──────── RAW DATA ────────

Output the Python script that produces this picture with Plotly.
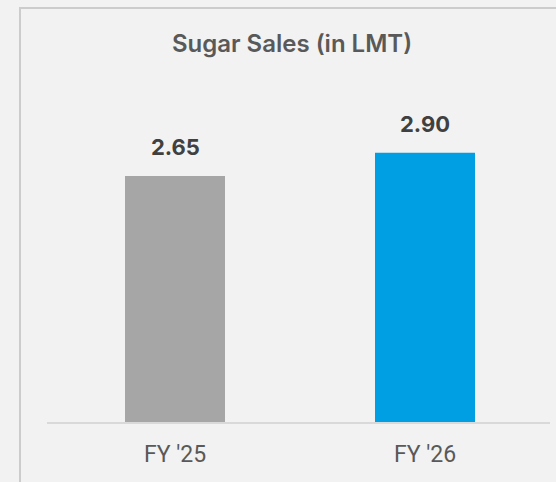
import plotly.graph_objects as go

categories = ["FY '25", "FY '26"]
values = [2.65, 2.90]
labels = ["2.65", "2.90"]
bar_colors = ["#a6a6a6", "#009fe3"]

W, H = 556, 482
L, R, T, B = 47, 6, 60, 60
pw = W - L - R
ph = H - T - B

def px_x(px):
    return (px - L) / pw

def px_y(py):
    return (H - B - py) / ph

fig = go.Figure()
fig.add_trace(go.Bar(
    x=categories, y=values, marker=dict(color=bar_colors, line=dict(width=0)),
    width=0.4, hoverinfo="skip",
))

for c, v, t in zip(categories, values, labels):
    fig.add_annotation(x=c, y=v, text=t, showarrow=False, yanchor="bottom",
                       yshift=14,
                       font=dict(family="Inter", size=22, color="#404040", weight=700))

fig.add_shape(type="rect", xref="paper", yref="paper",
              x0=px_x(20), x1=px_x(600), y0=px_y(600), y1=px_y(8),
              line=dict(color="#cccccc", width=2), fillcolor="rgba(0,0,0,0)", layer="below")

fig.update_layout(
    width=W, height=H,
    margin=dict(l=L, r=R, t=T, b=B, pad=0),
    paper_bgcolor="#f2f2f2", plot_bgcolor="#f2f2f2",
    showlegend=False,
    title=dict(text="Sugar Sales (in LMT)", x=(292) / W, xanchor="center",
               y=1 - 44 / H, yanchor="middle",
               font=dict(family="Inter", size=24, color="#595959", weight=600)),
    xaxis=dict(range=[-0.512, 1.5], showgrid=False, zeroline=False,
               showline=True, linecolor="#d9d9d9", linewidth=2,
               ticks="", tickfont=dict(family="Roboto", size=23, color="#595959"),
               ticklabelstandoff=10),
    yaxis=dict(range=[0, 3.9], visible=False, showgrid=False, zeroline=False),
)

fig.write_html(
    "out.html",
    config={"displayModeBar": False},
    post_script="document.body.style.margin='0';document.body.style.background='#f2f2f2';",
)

────────

** EXERCISE BRIEF **
Exactly as written, return every line of the listing, but not the pictures.

** RESULT FOR THIS EXERCISE **
Output the Python script that produces this picture with Plotly.
import plotly.graph_objects as go

categories = ["FY '25", "FY '26"]
values = [2.65, 2.90]
labels = ["2.65", "2.90"]
bar_colors = ["#a6a6a6", "#009fe3"]

W, H = 556, 482
L, R, T, B = 47, 6, 60, 60
pw = W - L - R
ph = H - T - B

def px_x(px):
    return (px - L) / pw

def px_y(py):
    return (H - B - py) / ph

fig = go.Figure()
fig.add_trace(go.Bar(
    x=categories, y=values, marker=dict(color=bar_colors, line=dict(width=0)),
    width=0.4, hoverinfo="skip",
))

for c, v, t in zip(categories, values, labels):
    fig.add_annotation(x=c, y=v, text=t, showarrow=False, yanchor="bottom",
                       yshift=14,
                       font=dict(family="Inter", size=22, color="#404040", weight=700))

fig.add_shape(type="rect", xref="paper", yref="paper",
              x0=px_x(20), x1=px_x(600), y0=px_y(600), y1=px_y(8),
              line=dict(color="#cccccc", width=2), fillcolor="rgba(0,0,0,0)", layer="below")

fig.update_layout(
    width=W, height=H,
    margin=dict(l=L, r=R, t=T, b=B, pad=0),
    paper_bgcolor="#f2f2f2", plot_bgcolor="#f2f2f2",
    showlegend=False,
    title=dict(text="Sugar Sales (in LMT)", x=(292) / W, xanchor="center",
               y=1 - 44 / H, yanchor="middle",
               font=dict(family="Inter", size=24, color="#595959", weight=600)),
    xaxis=dict(range=[-0.512, 1.5], showgrid=False, zeroline=False,
               showline=True, linecolor="#d9d9d9", linewidth=2,
               ticks="", tickfont=dict(family="Roboto", size=23, color="#595959"),
               ticklabelstandoff=10),
    yaxis=dict(range=[0, 3.9], visible=False, showgrid=False, zeroline=False),
)

fig.write_html(
    "out.html",
    config={"displayModeBar": False},
    post_script="document.body.style.margin='0';document.body.style.background='#f2f2f2';",
)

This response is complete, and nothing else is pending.